And in another example of turning conventional wisdom on its head, researchers from Scotland report that aberrant DNA hypermethylation of CpG island (CGI) promoters does not contribute to cancer development via silencing. Generally, those genes are already repressed before cancer even starts.
Researchers have noticed for a long time that many genes’ CGI promoters are hypermethylated in cancer versus normal tissue, and it often happens at tumor suppressor genes. But even after lots of studies, it’s still unclear how happens and whether this hypermethylation is really the primary event that silences those genes.
One nail in the coffin for the theory comes from this U.K. team’s previous work. Last year, they showed that genes with hypermethylated promoters in breast cancer cells already were repressed in their original cell lineages. And when they got rid of the methylation, most of the genes didn’t re-activate.

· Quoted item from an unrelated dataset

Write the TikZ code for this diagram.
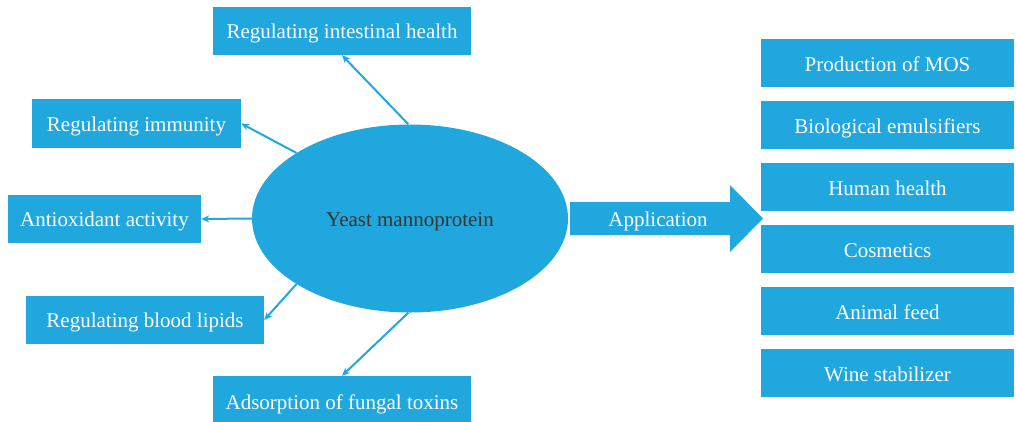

In the current study, the team expands these findings, showing that this is also the case for 1154 tumors from seven different human tissues. Here’s a little of what they found:
- They found that 1009 genes were susceptible to hypermethylation in at least one cancer type.
- Almost half of these were hypermethylated only in some cancer types, which hints at some degree of tissue specificity.
- Genes with hypermethylated CGI promoters had hallmarks of tissue-specificity, such as GO terms like “Organ Development” or their mRNAs have tissue-specific expression patterns.
- A gene’s expression (or lack of expression) in normal tissues predicted whether the gene’s promoter was hypermethylated in cancer tissues.
The researchers conclude that “the major contribution of general CGI promoter hypermethylation to cancer cannot be the silencing of tumor suppressor genes because it affects genes that are already repressed in pre-cancerous tissue.”